On comprend cependant que Holmes ne retienne pas l'hypothèse de l'accident, et ne l'examine même pas, alors qu'elle résulte logiquement de l'examen du type de mort et des traces, et qu'elle est même la seule à permettre de tenir compte de tous ces éléments. C'est qu'elle ne cadre pas avec sa vision du monde et son désir de trouver des meurtres. Elle est trop vulgaire pour un homme qui rêve de crimes grandioses commis des nuits de pleine lune dans des circonstances tragiques.
Cette constante erreur de perspective de Watson a pour conséquence que le lecteur se trouve sans cesse confronté à des textes dont il découvrira à la fin du livre qu'ils sont marqués par l'aveuglement. Et dès lors que Watson ne cesse de se tromper et alimente le lecteur de témoignages fallacieux, il est difficile d'accorder toute crédibilité au récit ultime par lequel il donne implicitement quitus à son ami de la justesse de ces conclusions.

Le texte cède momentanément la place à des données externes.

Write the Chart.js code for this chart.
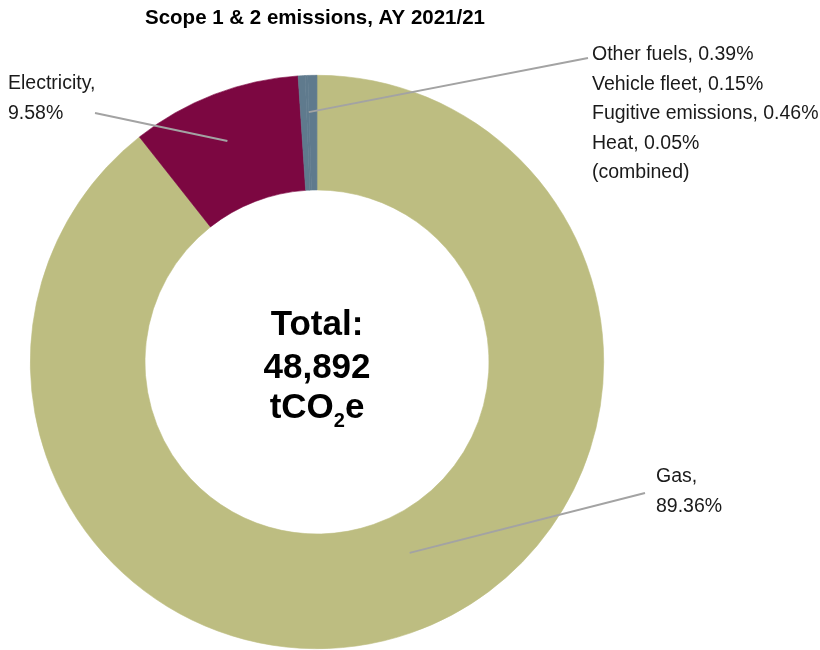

C'est le lecteur qui vient achever l’œuvre et refermer, d'ailleurs temporairement, le monde qu'elle ouvre, et il le fait à chaque fois d'une manière différente.
Il existe, entre les mondes de la fiction et le monde 'réel' un monde intermédiaire propre à chacun, plus ou moins investi selon les sujets, et qui exerce une fonction de transition entre l'illusion et la réalité. Ce monde n'est ni complètement imaginaire ni complètement réel, puisque viennent s'y croiser, en s'y mêlant, des habitants des deux univers.